:: Data segment

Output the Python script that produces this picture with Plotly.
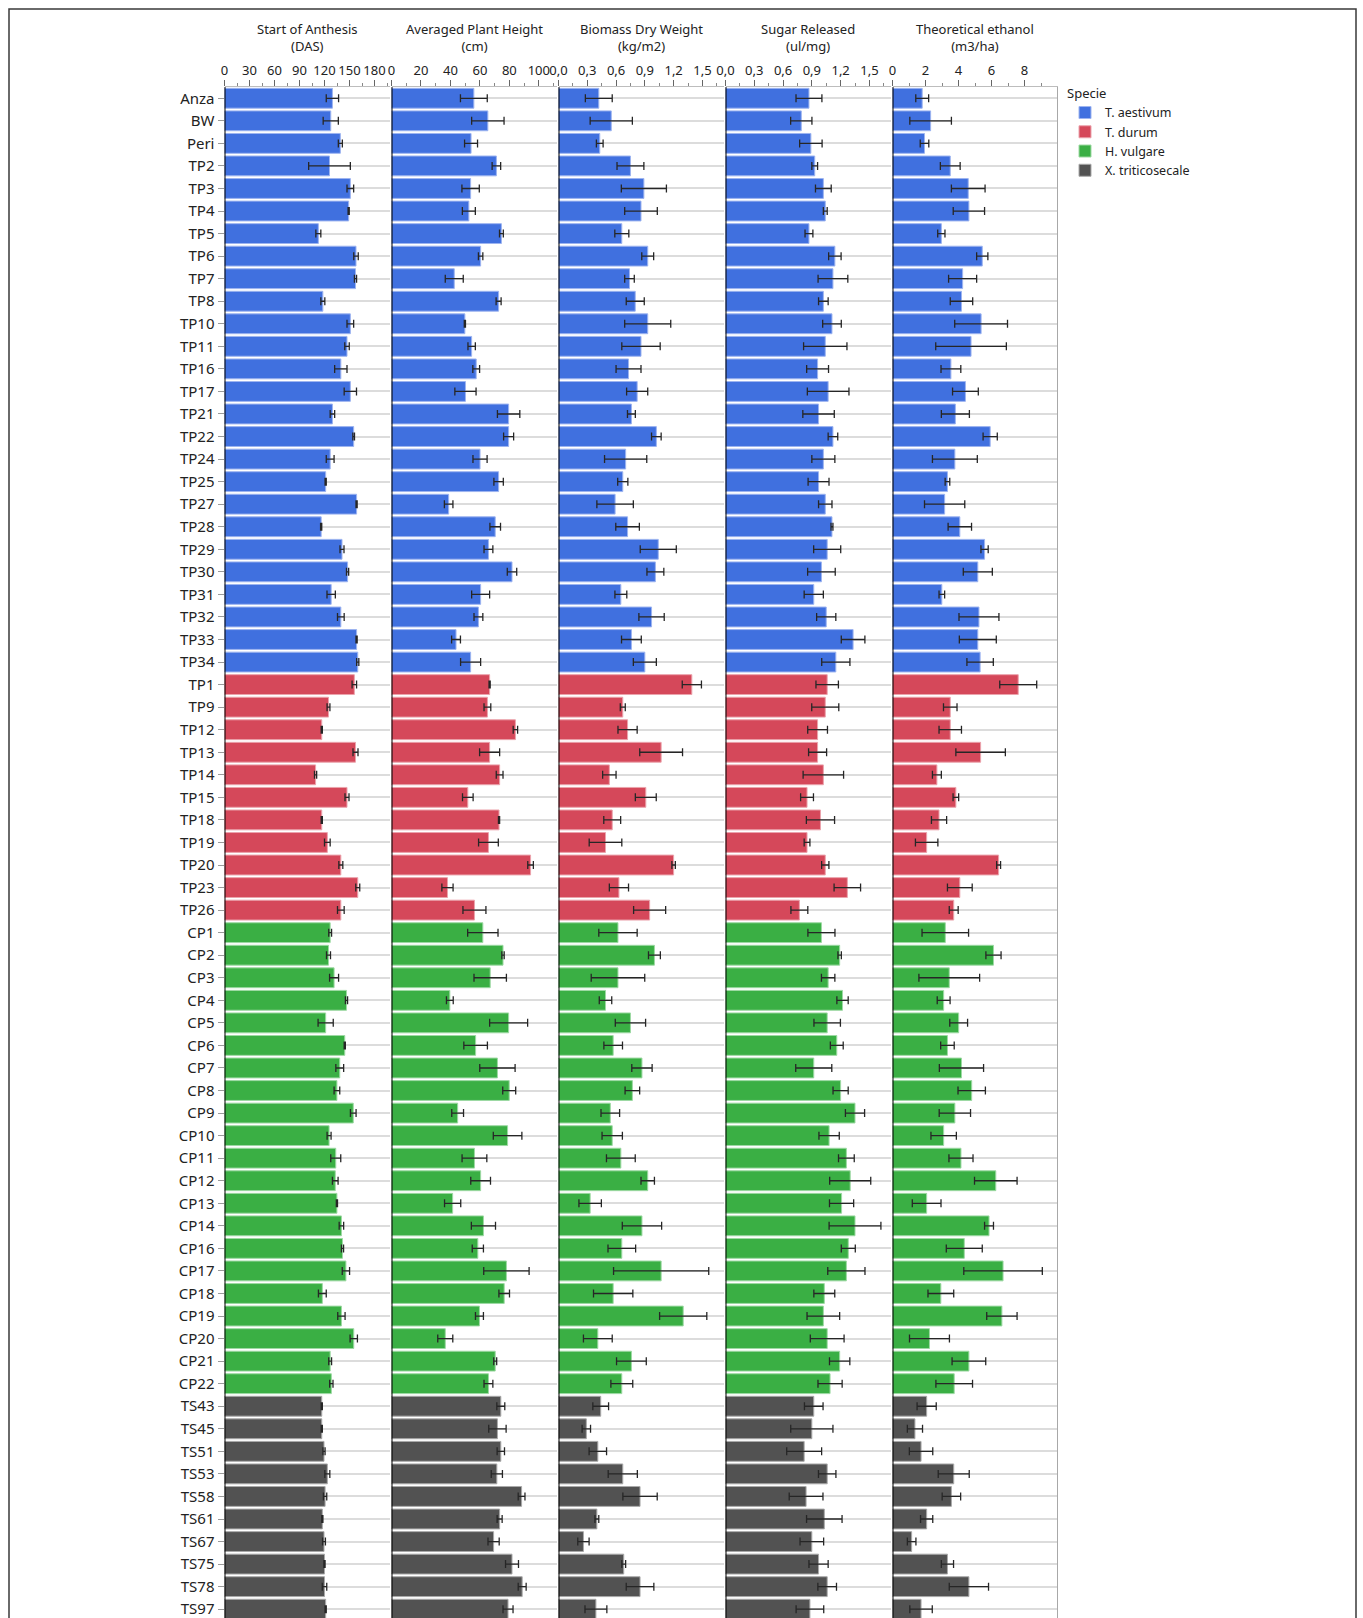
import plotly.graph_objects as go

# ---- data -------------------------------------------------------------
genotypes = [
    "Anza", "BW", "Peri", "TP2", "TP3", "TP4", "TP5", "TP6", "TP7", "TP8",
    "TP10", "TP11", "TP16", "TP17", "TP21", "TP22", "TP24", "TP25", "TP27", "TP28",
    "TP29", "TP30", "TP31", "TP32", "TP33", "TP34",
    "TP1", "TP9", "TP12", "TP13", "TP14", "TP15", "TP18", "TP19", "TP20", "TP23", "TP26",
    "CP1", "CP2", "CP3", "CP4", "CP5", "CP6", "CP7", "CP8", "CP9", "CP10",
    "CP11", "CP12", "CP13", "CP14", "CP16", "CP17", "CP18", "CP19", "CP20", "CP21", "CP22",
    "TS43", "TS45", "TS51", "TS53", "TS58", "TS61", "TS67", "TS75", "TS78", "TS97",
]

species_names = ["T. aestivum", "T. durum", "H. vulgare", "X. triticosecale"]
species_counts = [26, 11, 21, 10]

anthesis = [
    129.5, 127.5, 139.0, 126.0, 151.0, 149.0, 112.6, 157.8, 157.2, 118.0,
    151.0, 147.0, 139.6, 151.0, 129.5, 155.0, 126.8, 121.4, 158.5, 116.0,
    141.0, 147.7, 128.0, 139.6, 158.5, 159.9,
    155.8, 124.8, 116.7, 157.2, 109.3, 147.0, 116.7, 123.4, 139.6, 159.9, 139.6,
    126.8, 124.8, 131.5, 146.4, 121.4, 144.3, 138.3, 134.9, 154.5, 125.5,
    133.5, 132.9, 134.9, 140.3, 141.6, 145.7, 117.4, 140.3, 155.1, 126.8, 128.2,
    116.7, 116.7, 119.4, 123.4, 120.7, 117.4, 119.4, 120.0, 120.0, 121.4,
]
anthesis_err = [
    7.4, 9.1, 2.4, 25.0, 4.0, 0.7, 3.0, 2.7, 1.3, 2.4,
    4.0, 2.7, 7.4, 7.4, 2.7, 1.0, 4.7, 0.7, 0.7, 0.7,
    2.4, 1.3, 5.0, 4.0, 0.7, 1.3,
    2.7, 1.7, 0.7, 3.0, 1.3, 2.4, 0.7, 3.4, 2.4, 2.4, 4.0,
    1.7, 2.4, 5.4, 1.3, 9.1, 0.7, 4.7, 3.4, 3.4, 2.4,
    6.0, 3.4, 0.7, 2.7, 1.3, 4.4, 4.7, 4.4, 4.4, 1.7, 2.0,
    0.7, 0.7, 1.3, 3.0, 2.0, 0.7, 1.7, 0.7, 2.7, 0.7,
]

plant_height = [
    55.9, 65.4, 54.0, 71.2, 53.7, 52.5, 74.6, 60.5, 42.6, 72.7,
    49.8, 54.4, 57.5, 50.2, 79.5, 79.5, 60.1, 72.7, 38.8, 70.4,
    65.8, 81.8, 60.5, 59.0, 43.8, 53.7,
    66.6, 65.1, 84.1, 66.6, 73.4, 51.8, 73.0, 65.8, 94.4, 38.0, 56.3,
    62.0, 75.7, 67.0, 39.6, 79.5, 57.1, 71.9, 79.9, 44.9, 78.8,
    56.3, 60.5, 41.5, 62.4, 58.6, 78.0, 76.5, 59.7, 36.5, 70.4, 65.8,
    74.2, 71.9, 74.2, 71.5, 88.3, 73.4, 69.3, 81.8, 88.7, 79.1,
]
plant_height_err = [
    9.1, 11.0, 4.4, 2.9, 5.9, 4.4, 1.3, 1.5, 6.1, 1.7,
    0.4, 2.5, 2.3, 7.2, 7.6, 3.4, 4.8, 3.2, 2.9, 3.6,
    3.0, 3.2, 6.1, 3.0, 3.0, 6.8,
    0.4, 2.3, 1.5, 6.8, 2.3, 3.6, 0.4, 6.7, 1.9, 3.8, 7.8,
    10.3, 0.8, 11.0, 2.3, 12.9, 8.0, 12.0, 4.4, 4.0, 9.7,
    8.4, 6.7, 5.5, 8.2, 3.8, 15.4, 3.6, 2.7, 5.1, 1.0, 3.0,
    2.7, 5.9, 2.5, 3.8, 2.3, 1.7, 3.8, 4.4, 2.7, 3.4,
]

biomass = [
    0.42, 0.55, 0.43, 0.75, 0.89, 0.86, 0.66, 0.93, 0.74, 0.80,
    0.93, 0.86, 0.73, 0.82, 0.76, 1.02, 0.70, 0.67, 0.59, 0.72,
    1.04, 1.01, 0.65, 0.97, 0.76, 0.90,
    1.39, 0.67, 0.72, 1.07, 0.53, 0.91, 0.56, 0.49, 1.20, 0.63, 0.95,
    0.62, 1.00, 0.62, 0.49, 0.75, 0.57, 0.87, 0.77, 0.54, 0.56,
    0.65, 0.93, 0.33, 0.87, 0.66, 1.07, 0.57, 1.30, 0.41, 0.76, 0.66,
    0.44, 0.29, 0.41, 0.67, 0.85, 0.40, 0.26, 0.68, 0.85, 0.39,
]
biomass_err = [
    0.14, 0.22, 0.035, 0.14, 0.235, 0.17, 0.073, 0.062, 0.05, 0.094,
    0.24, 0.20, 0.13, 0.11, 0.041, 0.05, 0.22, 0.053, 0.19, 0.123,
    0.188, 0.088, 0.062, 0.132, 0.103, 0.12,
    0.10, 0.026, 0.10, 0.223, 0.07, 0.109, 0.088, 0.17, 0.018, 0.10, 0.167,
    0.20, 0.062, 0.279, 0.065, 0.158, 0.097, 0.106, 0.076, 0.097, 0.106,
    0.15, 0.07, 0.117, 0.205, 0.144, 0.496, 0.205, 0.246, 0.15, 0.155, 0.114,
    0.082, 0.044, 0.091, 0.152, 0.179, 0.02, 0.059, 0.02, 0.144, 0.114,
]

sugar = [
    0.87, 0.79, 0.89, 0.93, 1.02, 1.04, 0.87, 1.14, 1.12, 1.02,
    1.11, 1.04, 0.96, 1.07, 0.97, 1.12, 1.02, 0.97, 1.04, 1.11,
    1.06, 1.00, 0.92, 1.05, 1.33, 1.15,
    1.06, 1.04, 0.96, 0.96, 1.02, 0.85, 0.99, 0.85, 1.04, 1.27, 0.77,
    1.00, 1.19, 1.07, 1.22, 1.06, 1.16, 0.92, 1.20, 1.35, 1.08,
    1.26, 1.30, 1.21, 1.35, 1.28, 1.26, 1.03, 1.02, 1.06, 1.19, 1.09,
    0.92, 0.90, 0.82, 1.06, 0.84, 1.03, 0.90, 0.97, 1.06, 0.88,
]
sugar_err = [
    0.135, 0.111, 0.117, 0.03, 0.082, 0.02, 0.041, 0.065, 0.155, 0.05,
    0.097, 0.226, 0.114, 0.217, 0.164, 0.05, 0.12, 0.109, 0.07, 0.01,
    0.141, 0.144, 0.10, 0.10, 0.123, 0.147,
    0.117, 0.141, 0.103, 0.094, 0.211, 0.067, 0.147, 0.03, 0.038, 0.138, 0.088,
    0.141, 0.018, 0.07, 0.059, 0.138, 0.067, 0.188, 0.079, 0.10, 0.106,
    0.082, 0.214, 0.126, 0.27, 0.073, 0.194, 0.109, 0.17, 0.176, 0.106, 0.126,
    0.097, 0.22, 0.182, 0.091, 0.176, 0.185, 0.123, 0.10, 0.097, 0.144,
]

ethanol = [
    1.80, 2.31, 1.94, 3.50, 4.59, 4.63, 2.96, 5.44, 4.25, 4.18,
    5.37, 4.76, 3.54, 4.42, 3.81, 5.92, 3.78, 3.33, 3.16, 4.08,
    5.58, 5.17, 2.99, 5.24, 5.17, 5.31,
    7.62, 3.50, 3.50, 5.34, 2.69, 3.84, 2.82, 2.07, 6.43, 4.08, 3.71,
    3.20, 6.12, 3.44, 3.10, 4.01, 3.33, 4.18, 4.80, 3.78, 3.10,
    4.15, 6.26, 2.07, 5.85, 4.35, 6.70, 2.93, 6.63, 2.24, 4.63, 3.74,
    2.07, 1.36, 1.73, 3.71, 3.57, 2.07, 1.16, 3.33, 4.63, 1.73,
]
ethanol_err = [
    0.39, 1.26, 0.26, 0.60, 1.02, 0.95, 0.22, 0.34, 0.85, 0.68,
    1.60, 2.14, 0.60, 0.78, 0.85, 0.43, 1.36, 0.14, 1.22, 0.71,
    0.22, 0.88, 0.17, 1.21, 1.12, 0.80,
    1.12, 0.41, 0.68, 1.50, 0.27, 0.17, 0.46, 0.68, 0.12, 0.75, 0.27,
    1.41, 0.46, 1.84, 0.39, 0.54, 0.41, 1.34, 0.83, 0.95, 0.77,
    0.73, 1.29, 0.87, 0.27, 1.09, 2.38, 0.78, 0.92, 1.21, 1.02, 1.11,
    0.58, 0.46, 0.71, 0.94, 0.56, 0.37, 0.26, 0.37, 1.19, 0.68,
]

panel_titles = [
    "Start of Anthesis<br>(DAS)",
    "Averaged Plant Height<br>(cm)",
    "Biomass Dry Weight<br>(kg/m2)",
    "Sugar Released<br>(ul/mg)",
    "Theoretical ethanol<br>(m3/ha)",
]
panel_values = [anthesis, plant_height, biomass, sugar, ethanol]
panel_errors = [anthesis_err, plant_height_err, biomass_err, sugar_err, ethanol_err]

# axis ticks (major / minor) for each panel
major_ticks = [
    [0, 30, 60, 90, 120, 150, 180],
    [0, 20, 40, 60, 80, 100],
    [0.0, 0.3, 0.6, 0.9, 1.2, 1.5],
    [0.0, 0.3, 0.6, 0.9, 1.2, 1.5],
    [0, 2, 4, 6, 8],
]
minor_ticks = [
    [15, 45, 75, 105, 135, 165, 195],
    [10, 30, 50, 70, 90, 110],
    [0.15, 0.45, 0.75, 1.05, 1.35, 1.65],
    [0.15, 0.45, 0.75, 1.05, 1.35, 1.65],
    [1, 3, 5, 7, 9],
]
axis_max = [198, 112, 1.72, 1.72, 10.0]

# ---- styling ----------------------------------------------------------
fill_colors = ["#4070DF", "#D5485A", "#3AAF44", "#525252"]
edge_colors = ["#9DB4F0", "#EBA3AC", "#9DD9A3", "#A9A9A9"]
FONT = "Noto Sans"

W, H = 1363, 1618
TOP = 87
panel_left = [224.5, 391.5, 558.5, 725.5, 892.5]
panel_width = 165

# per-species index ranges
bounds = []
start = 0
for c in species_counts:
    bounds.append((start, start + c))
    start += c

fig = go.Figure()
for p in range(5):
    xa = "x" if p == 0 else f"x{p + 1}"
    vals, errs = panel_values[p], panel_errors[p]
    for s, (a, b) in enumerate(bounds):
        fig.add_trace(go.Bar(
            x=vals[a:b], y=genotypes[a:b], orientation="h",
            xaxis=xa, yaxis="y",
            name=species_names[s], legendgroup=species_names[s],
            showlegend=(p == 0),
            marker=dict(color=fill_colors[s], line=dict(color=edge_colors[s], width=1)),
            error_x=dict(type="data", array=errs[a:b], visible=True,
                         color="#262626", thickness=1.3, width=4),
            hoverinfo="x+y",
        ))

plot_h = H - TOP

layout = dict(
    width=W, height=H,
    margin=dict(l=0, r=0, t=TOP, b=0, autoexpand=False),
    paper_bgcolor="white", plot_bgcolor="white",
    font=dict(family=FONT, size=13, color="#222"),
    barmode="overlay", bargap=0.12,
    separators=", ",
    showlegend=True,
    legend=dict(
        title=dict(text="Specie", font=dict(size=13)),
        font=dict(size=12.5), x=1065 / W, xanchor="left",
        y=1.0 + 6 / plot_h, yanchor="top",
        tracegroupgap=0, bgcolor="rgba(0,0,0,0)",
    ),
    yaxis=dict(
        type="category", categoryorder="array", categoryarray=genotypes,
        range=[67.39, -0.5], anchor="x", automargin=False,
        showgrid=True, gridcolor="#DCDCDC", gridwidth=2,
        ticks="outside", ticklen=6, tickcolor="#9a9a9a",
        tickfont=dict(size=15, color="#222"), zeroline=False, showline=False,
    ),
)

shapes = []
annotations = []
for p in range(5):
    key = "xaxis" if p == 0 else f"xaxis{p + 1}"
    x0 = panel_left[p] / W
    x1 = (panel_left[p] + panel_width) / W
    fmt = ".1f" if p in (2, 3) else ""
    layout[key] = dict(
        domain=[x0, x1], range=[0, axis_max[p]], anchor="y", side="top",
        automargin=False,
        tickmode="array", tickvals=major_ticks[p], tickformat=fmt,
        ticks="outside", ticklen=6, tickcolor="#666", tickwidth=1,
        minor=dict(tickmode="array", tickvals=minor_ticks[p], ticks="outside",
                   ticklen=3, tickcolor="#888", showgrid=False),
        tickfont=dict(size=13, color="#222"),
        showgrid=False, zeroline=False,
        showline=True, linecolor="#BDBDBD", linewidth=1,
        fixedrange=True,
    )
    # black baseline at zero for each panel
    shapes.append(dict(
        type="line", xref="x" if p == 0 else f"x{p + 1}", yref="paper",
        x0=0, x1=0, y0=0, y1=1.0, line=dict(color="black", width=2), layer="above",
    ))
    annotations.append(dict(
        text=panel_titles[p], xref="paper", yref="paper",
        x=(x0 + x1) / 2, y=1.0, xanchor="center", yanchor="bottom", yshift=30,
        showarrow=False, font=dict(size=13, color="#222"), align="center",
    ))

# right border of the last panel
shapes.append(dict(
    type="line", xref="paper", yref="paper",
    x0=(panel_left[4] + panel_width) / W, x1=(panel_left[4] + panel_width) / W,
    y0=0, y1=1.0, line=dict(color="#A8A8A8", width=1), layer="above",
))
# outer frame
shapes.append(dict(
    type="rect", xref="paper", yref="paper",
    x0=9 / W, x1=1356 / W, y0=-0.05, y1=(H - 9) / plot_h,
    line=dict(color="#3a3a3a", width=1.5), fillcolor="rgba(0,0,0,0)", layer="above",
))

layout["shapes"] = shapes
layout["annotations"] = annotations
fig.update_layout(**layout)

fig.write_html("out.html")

::::

**Description of the task:** Exactly reproduce the run of lines from the start of the listing through the line with "import plotly.graph_objects as go", inclusive; pictures are not copied.

**Reply to the task:**
Output the Python script that produces this picture with Plotly.
import plotly.graph_objects as go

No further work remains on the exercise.